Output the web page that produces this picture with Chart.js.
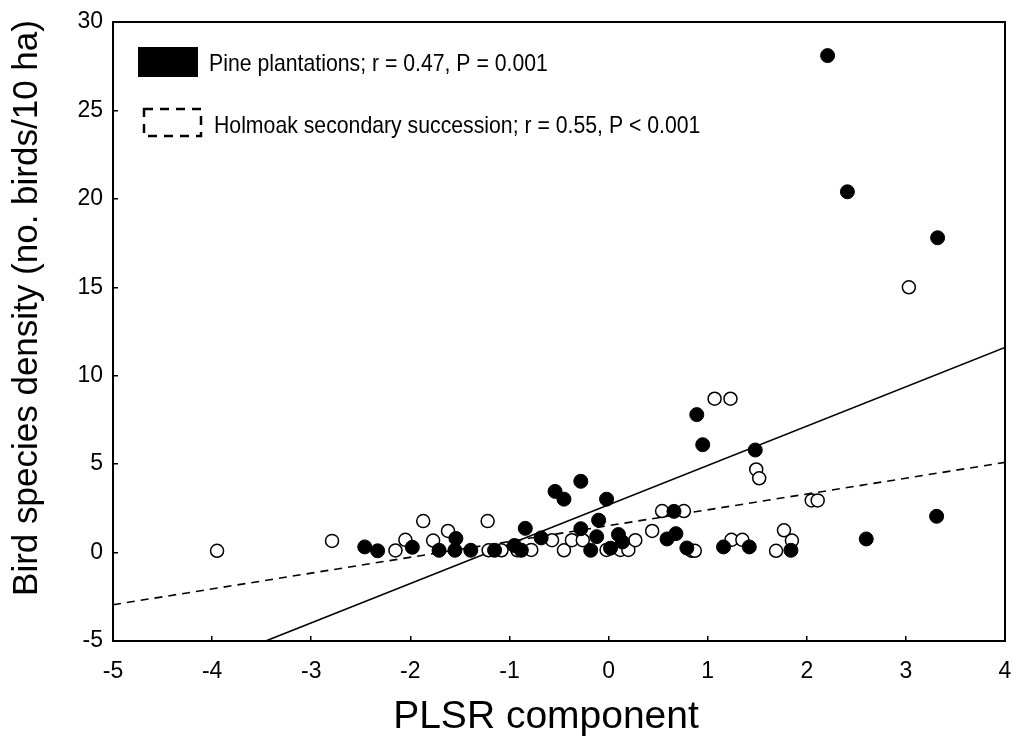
<!DOCTYPE html>
<html>
<head>
<meta charset="utf-8">
<script src="https://cdn.jsdelivr.net/npm/chart.js@4.4.1/dist/chart.umd.min.js"></script>
<style>
  html, body { margin: 0; padding: 0; background: #fff; }
  #wrap { width: 1020px; height: 749px; }
</style>
</head>
<body>
<div id="wrap"><canvas id="plsrChart" width="1020" height="749"></canvas></div>
<script>
// pine plantations (filled circles)
const pineX = [2.21, 2.41, 3.32, 0.89, 0.95, 1.48, 3.31, 2.60, 0.66, 0.59, 0.68, 0.79, 1.16, 1.42, 1.84,
  -2.46, -2.33, -1.98, -1.71, -1.54, -1.55, -1.39, -1.15, -0.95, -0.88, -0.84, -0.68, -0.54, -0.45,
  -0.28, -0.28, -0.18, -0.12, -0.10, -0.02, 0.02, 0.10, 0.14];
const pineY = [28.1, 20.4, 17.8, 7.8, 6.1, 5.8, 2.05, 0.77, 2.33, 0.77, 1.07, 0.26, 0.32, 0.32, 0.13,
  0.32, 0.10, 0.30, 0.13, 0.80, 0.13, 0.13, 0.13, 0.40, 0.13, 1.37, 0.83, 3.46, 3.02,
  4.03, 1.35, 0.13, 0.90, 1.83, 3.02, 0.25, 1.02, 0.60];

// holmoak secondary succession (open circles)
const oakX = [3.03, 1.07, 1.23, 1.49, 1.52, 2.05, 2.11, 0.44, 0.54, 0.76, 0.84, 0.87, 1.24, 1.35, 1.77, 1.85, 1.69,
  -3.95, -2.79, -2.15, -2.05, -1.87, -1.77, -1.62, -1.22, -1.21, -1.08, -0.92, -0.78, -0.57, -0.45, -0.37,
  -0.26, -0.02, 0.12, 0.20, 0.27];
const oakY = [15.0, 8.7, 8.7, 4.7, 4.2, 2.95, 2.95, 1.22, 2.35, 2.35, 0.10, 0.10, 0.72, 0.72, 1.26, 0.68, 0.10,
  0.10, 0.66, 0.12, 0.72, 1.78, 0.68, 1.22, 1.78, 0.13, 0.13, 0.13, 0.15, 0.70, 0.13, 0.70,
  0.70, 0.15, 0.15, 0.15, 0.70];

// regression lines (end points)
const pineFitX = [-3.46, 4];
const pineFitY = [-5, 11.6];
const oakFitX = [-5, 4];
const oakFitY = [-2.95, 5.1];

const legendLabels = ['Pine plantations; r = 0.47, P = 0.001', 'Holmoak secondary succession; r = 0.55, P < 0.001'];
const xTitle = 'PLSR component';
const yTitle = 'Bird species density (no. birds/10 ha)';

const toPoints = (xs, ys) => xs.map((x, i) => ({ x, y: ys[i] }));
const font = "'Liberation Sans', Arial, sans-serif";

// frame round the plot area, legend and axis titles
const framePlugin = {
  id: 'frame',
  afterDraw(chart) {
    const { ctx, chartArea: a } = chart;
    ctx.save();
    ctx.strokeStyle = '#000';
    ctx.lineWidth = 2;
    ctx.strokeRect(a.left, a.top, a.right - a.left, a.bottom - a.top);

    // legend
    ctx.fillStyle = '#000';
    ctx.fillRect(138, 47, 60, 30);
    ctx.setLineDash([9, 7]);
    ctx.lineWidth = 2.5;
    ctx.strokeRect(144, 109, 57, 27);
    ctx.setLineDash([]);
    ctx.font = '24px ' + font;
    ctx.textBaseline = 'middle';
    ctx.save();
    ctx.scale(0.885, 1);
    ctx.fillText(legendLabels[0], 209 / 0.885, 64);
    ctx.fillText(legendLabels[1], 214 / 0.885, 126);
    ctx.restore();

    // axis titles
    ctx.textAlign = 'center';
    ctx.font = '39px ' + font;
    ctx.fillText(xTitle, 546, 717);
    ctx.translate(27, 308);
    ctx.rotate(-Math.PI / 2);
    ctx.font = '35px ' + font;
    ctx.fillText(yTitle, 0, 0);
    ctx.restore();
  }
};

const ctx = document.getElementById('plsrChart').getContext('2d');
const chart = new Chart(ctx, {
  type: 'scatter',
  data: {
    datasets: [
      {
        label: legendLabels[0],
        data: toPoints(pineX, pineY),
        backgroundColor: '#000',
        borderColor: '#000',
        borderWidth: 1,
        pointRadius: 7,
        order: 1
      },
      {
        label: legendLabels[1],
        data: toPoints(oakX, oakY),
        backgroundColor: '#fff',
        borderColor: '#000',
        borderWidth: 1.5,
        pointRadius: 6.5,
        order: 2
      },
      {
        type: 'line',
        data: toPoints(pineFitX, pineFitY),
        borderColor: '#000',
        borderWidth: 1.6,
        pointRadius: 0,
        fill: false,
        order: 3
      },
      {
        type: 'line',
        data: toPoints(oakFitX, oakFitY),
        borderColor: '#000',
        borderWidth: 1.6,
        borderDash: [8, 6],
        pointRadius: 0,
        fill: false,
        order: 4
      }
    ]
  },
  options: {
    responsive: false,
    animation: false,
    events: [],
    layout: { padding: { top: 22, right: 15, left: 0, bottom: 0 } },
    plugins: {
      legend: { display: false },
      tooltip: { enabled: false }
    },
    scales: {
      x: {
        type: 'linear',
        min: -5,
        max: 4,
        afterFit: scale => {
          scale.height = 108;
          scale.paddingLeft = 0;
          scale.paddingRight = 0;
        },
        ticks: { stepSize: 1, color: '#000', font: { family: font, size: 23 }, padding: 22 },
        grid: { drawOnChartArea: false, drawTicks: true, tickLength: -5, color: '#000', lineWidth: 1.5 },
        border: { color: '#000', width: 2 }
      },
      y: {
        type: 'linear',
        min: -5,
        max: 30,
        afterFit: scale => {
          scale.width = 113;
          scale.paddingTop = 0;
          scale.paddingBottom = 0;
        },
        ticks: { stepSize: 5, color: '#000', font: { family: font, size: 23 }, padding: 15 },
        grid: { drawOnChartArea: false, drawTicks: true, tickLength: -5, color: '#000', lineWidth: 1.5 },
        border: { color: '#000', width: 2 }
      }
    }
  },
  plugins: [framePlugin]
});
</script>
</body>
</html>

● ● ● ● ●

## BRIEF
Print the data above verbatim from the first line through the line holding "4.03, 1.35, 0.13, 0.90, 1.83, 3.02, 0.25, 1.02, 0.60];", leaving every picture out.

## TASK SOLUTION
Output the web page that produces this picture with Chart.js.
<!DOCTYPE html>
<html>
<head>
<meta charset="utf-8">
<script src="https://cdn.jsdelivr.net/npm/chart.js@4.4.1/dist/chart.umd.min.js"></script>
<style>
  html, body { margin: 0; padding: 0; background: #fff; }
  #wrap { width: 1020px; height: 749px; }
</style>
</head>
<body>
<div id="wrap"><canvas id="plsrChart" width="1020" height="749"></canvas></div>
<script>
// pine plantations (filled circles)
const pineX = [2.21, 2.41, 3.32, 0.89, 0.95, 1.48, 3.31, 2.60, 0.66, 0.59, 0.68, 0.79, 1.16, 1.42, 1.84,
  -2.46, -2.33, -1.98, -1.71, -1.54, -1.55, -1.39, -1.15, -0.95, -0.88, -0.84, -0.68, -0.54, -0.45,
  -0.28, -0.28, -0.18, -0.12, -0.10, -0.02, 0.02, 0.10, 0.14];
const pineY = [28.1, 20.4, 17.8, 7.8, 6.1, 5.8, 2.05, 0.77, 2.33, 0.77, 1.07, 0.26, 0.32, 0.32, 0.13,
  0.32, 0.10, 0.30, 0.13, 0.80, 0.13, 0.13, 0.13, 0.40, 0.13, 1.37, 0.83, 3.46, 3.02,
  4.03, 1.35, 0.13, 0.90, 1.83, 3.02, 0.25, 1.02, 0.60];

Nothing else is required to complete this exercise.